Embedding modern slavery within immigration control
Today, ‘modern slavery’ is condemned the world over, but the problem takes a different form to transatlantic slavery. Unlike their historical counterparts who were captured and transported en masse, today’s ‘slaves’ have usually sought work in other countries only to become caught in exploitative relations that are hard to escape as non-citizens, denied workers’ rights or recourse to law. Paradoxically, the Modern Slavery Act 2015 was sandwiched between the 2014 and 2016 Immigration Acts – legislation that formed the ‘hostile environment policy’ that yielded the 2018 Windrush scandal. Hence, efforts to curb modern slavery have focused more on the criminalisation of foreign offenders than businesses that rely on exploitation within their supply chains to produce competitively priced goods and services.
Counterposing ‘evil traffickers’ with ‘virtuous victims’
As we explain in an article in the British Journal of Criminology, the demonisation of foreign traffickers exacerbates concern about ‘illegal immigrants’ by idealising victims as essentially virtuous. Such idealisation has hindered the development of services for victims with complex needs, including those reliant upon undocumented labour, crime, drugs or sex work to survive. For government, successful interventions have sometimes been counted, superficially, in terms of referrals to the National Referral Mechanism. However, this service denies recognition to the vast majority of its applicants and has led to poor outcomes, including poverty, deportation and the concomitant risk of re-trafficking for many non-EU nationals who seek support from it. Earlier in the criminal justice process, police ‘rescue missions’ to tackle sex trafficking have sometimes led to the criminalisation of sex workers. Likewise, rescue operations mounted by border forces in European seas can be geared to repatriating those fleeing persecution as a deterrent to other migrants. Tragically, many of the 4000 people kept daily in UK removal centres are also trapped in debt bondage accumulated when false documents and transport were purchased in the pursuit of better lives for themselves and their families.

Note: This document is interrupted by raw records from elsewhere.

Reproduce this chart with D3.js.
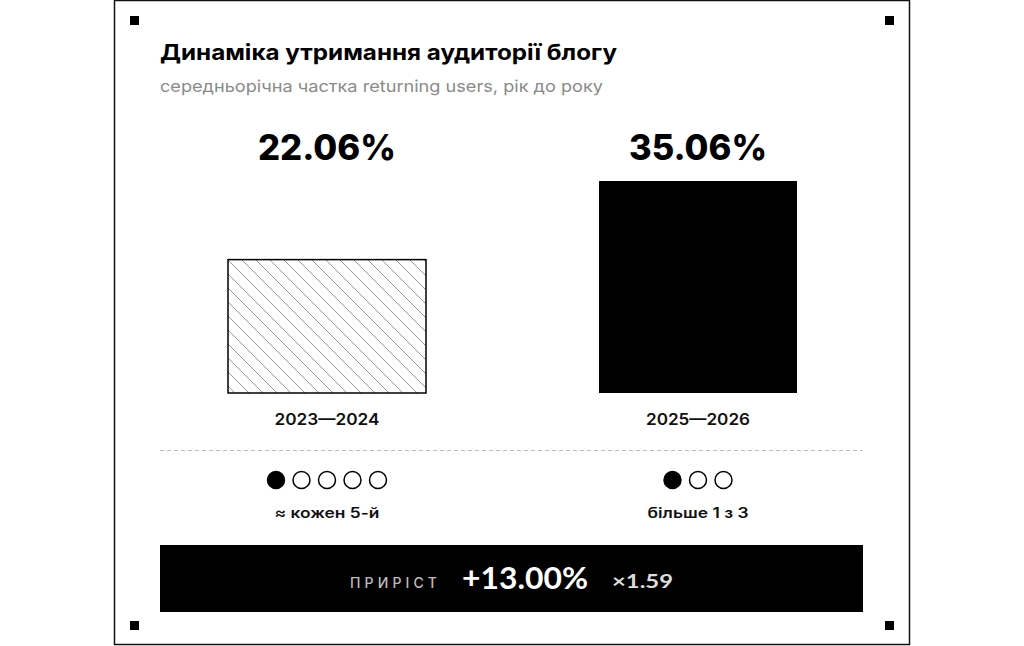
<!DOCTYPE html>
<html><head><meta charset="utf-8">
<script src="https://cdn.jsdelivr.net/npm/d3@7"></script>
<style>html,body{margin:0;padding:0;background:#fff}svg{display:block}</style>
</head><body>
<svg id="c" width="1024" height="646"></svg>
<script>
const periods = ["2023—2024", "2025—2026"];
const shares = [22.06, 35.06];
const ratioDots = [5, 3];
const ratioLabels = ["≈ кожен 5-й", "більше 1 з 3"];
const title = "Динаміка утримання аудиторії блогу";
const subtitle = "середньорічна частка returning users, рік до року";
const growthLabel = "ПРИРІСТ";
const growthValue = "+13.00%";
const growthRatio = "×1.59";

const F = "Inter, 'Open Sans', 'DejaVu Sans', sans-serif";
const svg = d3.select("#c");
const defs = svg.append("defs");
const pat = defs.append("pattern").attr("id","hatch").attr("patternUnits","userSpaceOnUse")
  .attr("width",14).attr("height",14).attr("x",228).attr("y",260);
pat.append("rect").attr("width",14).attr("height",14).attr("fill","#fff");
pat.append("path").attr("d","M-7,-7 L21,21 M-7,7 L7,21 M7,-7 L21,7")
  .attr("stroke","#999").attr("stroke-width",1);

function fit(sel, w, mode){ return sel.attr("textLength", w).attr("lengthAdjust", mode || "spacingAndGlyphs"); }

// frame
svg.append("rect").attr("x",114.5).attr("y",0.5).attr("width",795).attr("height",644)
  .attr("fill","#fff").attr("stroke","#111").attr("stroke-width",1.5);
[[130,16],[885,16],[130,621],[885,621]].forEach(([x,y])=>
  svg.append("rect").attr("x",x).attr("y",y).attr("width",9).attr("height",9).attr("fill","#000"));

fit(svg.append("text").attr("x",160).attr("y",60).text(title)
  .attr("font-family",F).attr("font-size",22).attr("font-weight",700).attr("fill","#000"), 457);
fit(svg.append("text").attr("x",160).attr("y",92).text(subtitle)
  .attr("font-family",F).attr("font-size",16.5).attr("font-weight",400).attr("fill","#8a8a8a"), 443);

const x = d3.scalePoint().domain(periods).range([327,698]);
const y = d3.scaleLinear().domain([0, d3.max(shares)]).range([393,181]);

const valW = [138, 138], catW = [105, 104], ratW = [105, 101];
const g = svg.append("g");
periods.forEach((p,i)=>{
  const bw = 198;
  const cx = x(p);
  g.append("rect").attr("x",cx-bw/2).attr("y",y(shares[i])).attr("width",bw)
    .attr("height",y(0)-y(shares[i]))
    .attr("fill", i===0 ? "url(#hatch)" : "#000")
    .attr("stroke","#000").attr("stroke-width", i===0?1.5:0);
  fit(g.append("text").attr("x",cx).attr("y",160).attr("text-anchor","middle")
    .text(d3.format(".2f")(shares[i])+"%")
    .attr("font-family",F).attr("font-size",35).attr("font-weight",800).attr("fill","#000"), valW[i]);
  fit(g.append("text").attr("x",cx).attr("y",425).attr("text-anchor","middle").text(p)
    .attr("font-family",F).attr("font-size",16).attr("font-weight",600).attr("fill","#111"), catW[i]);
  const n = ratioDots[i], sp = 25.5;
  d3.range(n).forEach(k=>{
    g.append("circle").attr("cx",cx + (k-(n-1)/2)*sp).attr("cy",480).attr("r",8.5)
      .attr("fill",k===0?"#000":"#fff").attr("stroke","#000").attr("stroke-width",1.5);
  });
  fit(g.append("text").attr("x",cx).attr("y",518).attr("text-anchor","middle").text(ratioLabels[i])
    .attr("font-family",F).attr("font-size",14.5).attr("font-weight",600).attr("fill","#111"), ratW[i]);
});

svg.append("line").attr("x1",160).attr("x2",863).attr("y1",450.5).attr("y2",450.5)
  .attr("stroke","#bbb").attr("stroke-width",1).attr("stroke-dasharray","4,3");

svg.append("rect").attr("x",160).attr("y",545).attr("width",703).attr("height",67).attr("fill","#000");
const bf = "Lato, 'Open Sans', sans-serif";
fit(svg.append("text").attr("x",350).attr("y",588).text(growthLabel)
  .attr("font-family",F).attr("font-size",14).attr("font-weight",500).attr("fill","#bdbdbd"), 87, "spacing");
fit(svg.append("text").attr("x",462).attr("y",589).text(growthValue)
  .attr("font-family",bf).attr("font-size",30).attr("font-weight",700).attr("fill","#fff"), 126);
fit(svg.append("text").attr("x",612).attr("y",588).text(growthRatio)
  .attr("font-family",bf).attr("font-size",19).attr("font-weight",700).attr("fill","#ddd"), 61);
</script>
</body></html>
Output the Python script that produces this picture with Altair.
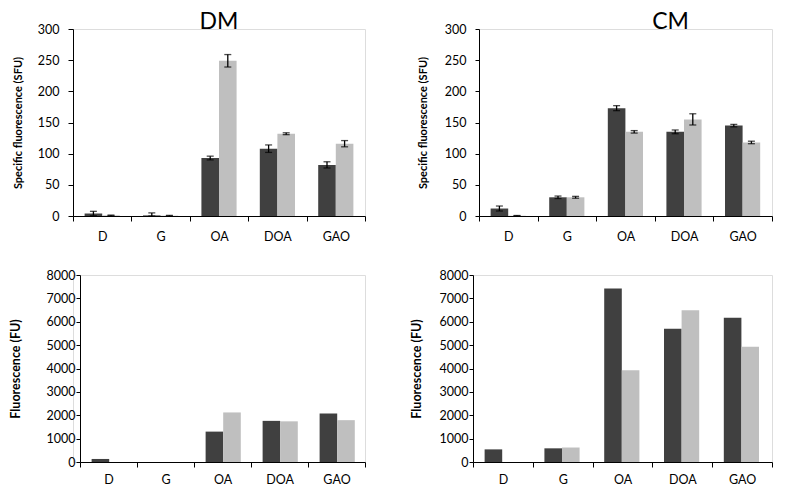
import altair as alt
import pandas as pd

CATS = ["D", "G", "OA", "DOA", "GAO"]

# DM specific fluorescence (SFU)
dm_sfu_dark = [4, 1, 93, 108, 82]
dm_sfu_dark_err = [3.5, 4, 3, 6, 5]
dm_sfu_light = [1, 0.5, 249, 132, 116]
dm_sfu_light_err = [0.5, 0.5, 10, 1.5, 5]

# CM specific fluorescence (SFU)
cm_sfu_dark = [12, 30, 173, 135, 145]
cm_sfu_dark_err = [4, 2, 4, 3, 2]
cm_sfu_light = [0.5, 30, 135, 155, 118]
cm_sfu_light_err = [0.3, 1.5, 2, 9, 2]

# DM fluorescence (FU)
dm_fu_dark = [130, 0, 1300, 1760, 2070]
dm_fu_light = [0, 0, 2120, 1740, 1790]

# CM fluorescence (FU)
cm_fu_dark = [540, 585, 7420, 5700, 6170]
cm_fu_light = [0, 620, 3920, 6490, 4930]

FONT = "Lato"
DARK = "#404040"
LIGHT = "#bfbfbf"


def panel(v1, v2, e1, e2, ymax, ystep, ytitle, ytitle_size, width, height,
          title_pad, label_pad, tick_size, xlabel_pad, title=None, title_dx=0,
          inset=0):
    rows = []
    for i, c in enumerate(CATS):
        rows.append({"cat": c, "series": "a", "value": v1[i],
                     "lo": v1[i] - (e1[i] if e1 else 0),
                     "hi": v1[i] + (e1[i] if e1 else 0)})
        rows.append({"cat": c, "series": "b", "value": v2[i],
                     "lo": v2[i] - (e2[i] if e2 else 0),
                     "hi": v2[i] + (e2[i] if e2 else 0)})
    df = pd.DataFrame(rows)
    df["lo"] = df["lo"].clip(lower=0)

    if inset:
        xscale = alt.Scale(paddingInner=0, paddingOuter=0,
                           range=[inset, width])
    else:
        xscale = alt.Scale(paddingInner=0, paddingOuter=0)
    xenc = alt.X("cat:N", sort=CATS, scale=xscale,
                 axis=alt.Axis(title=None, labelAngle=0, tickBand="extent",
                               domainColor="#000", tickColor="#000",
                               tickSize=5, labelFont=FONT, labelFontSize=12.5,
                               labelColor="#000", labelPadding=xlabel_pad))
    xo = alt.XOffset("series:N", sort=["a", "b"],
                     scale=alt.Scale(paddingOuter=0.66, paddingInner=0))
    yaxis = alt.Axis(title=ytitle, values=list(range(0, ymax + 1, ystep)),
                     format="d", offset=-inset,
                     grid=False, domainColor="#000", tickColor="#000",
                     tickSize=tick_size, labelFont=FONT, labelFontSize=12.5,
                     labelColor="#000", labelPadding=label_pad,
                     titleFont=FONT, titleFontSize=ytitle_size,
                     titleFontWeight="bold", titleColor="#000",
                     titlePadding=title_pad)
    yscale = alt.Scale(domain=[0, ymax], nice=False)

    base = alt.Chart(df)
    bars = base.mark_bar().encode(
        x=xenc, xOffset=xo,
        y=alt.Y("value:Q", scale=yscale, axis=yaxis),
        color=alt.Color("series:N", scale=alt.Scale(domain=["a", "b"],
                        range=[DARK, LIGHT]), legend=None),
    )
    layers = [bars]
    if e1:
        rule = base.mark_rule(color="#000", strokeWidth=1.3).encode(
            x=xenc, xOffset=xo,
            y=alt.Y("lo:Q", scale=yscale, axis=yaxis), y2="hi:Q")
        tlo = base.mark_tick(color="#000", size=7, thickness=1.3).encode(
            x=xenc, xOffset=xo, y=alt.Y("lo:Q", scale=yscale, axis=yaxis))
        thi = base.mark_tick(color="#000", size=7, thickness=1.3).encode(
            x=xenc, xOffset=xo, y=alt.Y("hi:Q", scale=yscale, axis=yaxis))
        layers += [rule, tlo, thi]
    props = dict(width=width, height=height)
    if title:
        props["title"] = alt.TitleParams(text=title, font=FONT, fontSize=23,
                                         fontWeight="normal", color="#000",
                                         offset=-11, dx=title_dx)
    return alt.layer(*layers).properties(**props)


tl = panel(dm_sfu_dark, dm_sfu_light, dm_sfu_dark_err, dm_sfu_light_err,
           300, 50, "Specific  fluorescence (SFU)", 11, 292, 187,
           14, 9, 5, 9, title="DM")
tr = panel(cm_sfu_dark, cm_sfu_light, cm_sfu_dark_err, cm_sfu_light_err,
           300, 50, "Specific fluorescence (SFU)", 11, 293, 187,
           16, 9, 4, 9, title="CM", title_dx=45)
bl = panel(dm_fu_dark, dm_fu_light, None, None,
           8000, 1000, "Fluorescence (FU)", 12.5, 292, 187,
           24, 1, 4, 6, inset=7)
br = panel(cm_fu_dark, cm_fu_light, None, None,
           8000, 1000, "Fluorescence (FU)", 12.5, 299, 187,
           16, 1, 4, 6)

top = alt.hconcat(tl, tr, spacing=114, bounds="flush")
bottom = alt.hconcat(bl, br, spacing=108, bounds="flush")
chart = alt.vconcat(top, bottom, spacing=25).properties(
    padding={"left": 0, "top": 2, "right": 0, "bottom": 0}
).configure_view(stroke=None).configure(background="white")

chart.save("out.html", embed_options={"renderer": "svg", "actions": False})
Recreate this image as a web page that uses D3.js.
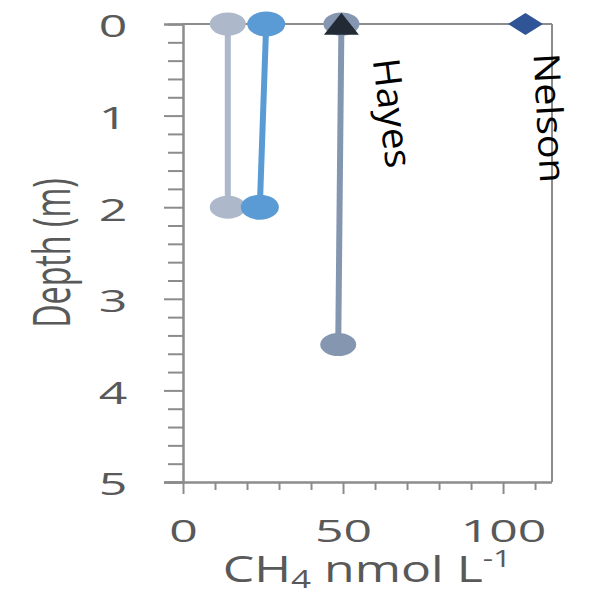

Putting offenders in context
We know much less about modern slavery offenders except that they are, almost by definition, predominantly foreign nationals. This makes them especially newsworthy and generates the false impression that they are pervasive. Convictions for modern slavery offences in England and Wales rose from 73 in 2010/11, to 192 in 2015/16, and 239 in 2017/18. But these are very small numbers relative to the total volume of offenders convicted each year. (By way of comparison, there were 75,853 convictions for domestic violence offences in England and Wales in 2016/17). Moreover, this growth in convictions occurred in part because the definition of modern slavery was widened to include the sexual abuse of children in care, forced marriage, domestic servitude, cannabis cultivation, the coerced selling of drugs across counties and assisting the movement of adults involved in prostitution within national borders. Few criminologists would consider this range of crimes and vices to share common causes or solutions.
Ethnographic research suggests that many of those accused of trafficking have been exploited themselves; people who have endured a succession of exploitative relations, engendered in part by under-regulation of the labour market and strict immigration law. For example, migrant workers living in cramped accommodation and working long hours for very low pay to pick and package food that ends up in British supermarkets have limited options for escaping their financial entrapment. They can increase their income through criminal activity; undertake work for precarious ‘cash-in-hand’ returns; or move up a rung to become the organisers of labour. Partly for this reason, a third of convicted traffickers are women, most of whom have been multiply exploited and victimised themselves. Interview-based research suggests that these women’s lives can become intertwined with those of men raised in poorer countries who come to the UK hoping they will advance economically while escaping the dogmatism of traditionally patriarchal or religious cultures. Some women turn to these men for protection while working in sex industries, hoping the pay will enable them to secure ‘normal’ lives one day. In turn, the need for transport across closed borders, housing when none can be accessed, and work when legitimate opportunities are denied generates a decentralised division of labour facilitated by relatives and associates that is often mischaracterized as ‘organised crime’.
Final word
In other words, the desire for better lives, security and work felt by those living in parts of the world – including many former European colonies – where these have long been lacking and against whom borders have been closed generates the opportunities which those deemed ‘traffickers’ exploit. Policymakers must ask why these traffickers have become so unfeeling that they see other people’s plights in commercial terms. The answer to this question is most likely to come from analysing their life-histories and the histories of the places from where they descend. Until such answers are forthcoming, policymakers should resist using biblical terms which appease the public’s own discomfort at being implicated as passive bystanders, everyday consumers, or patriotic citizens in the exploitation many migrants endure.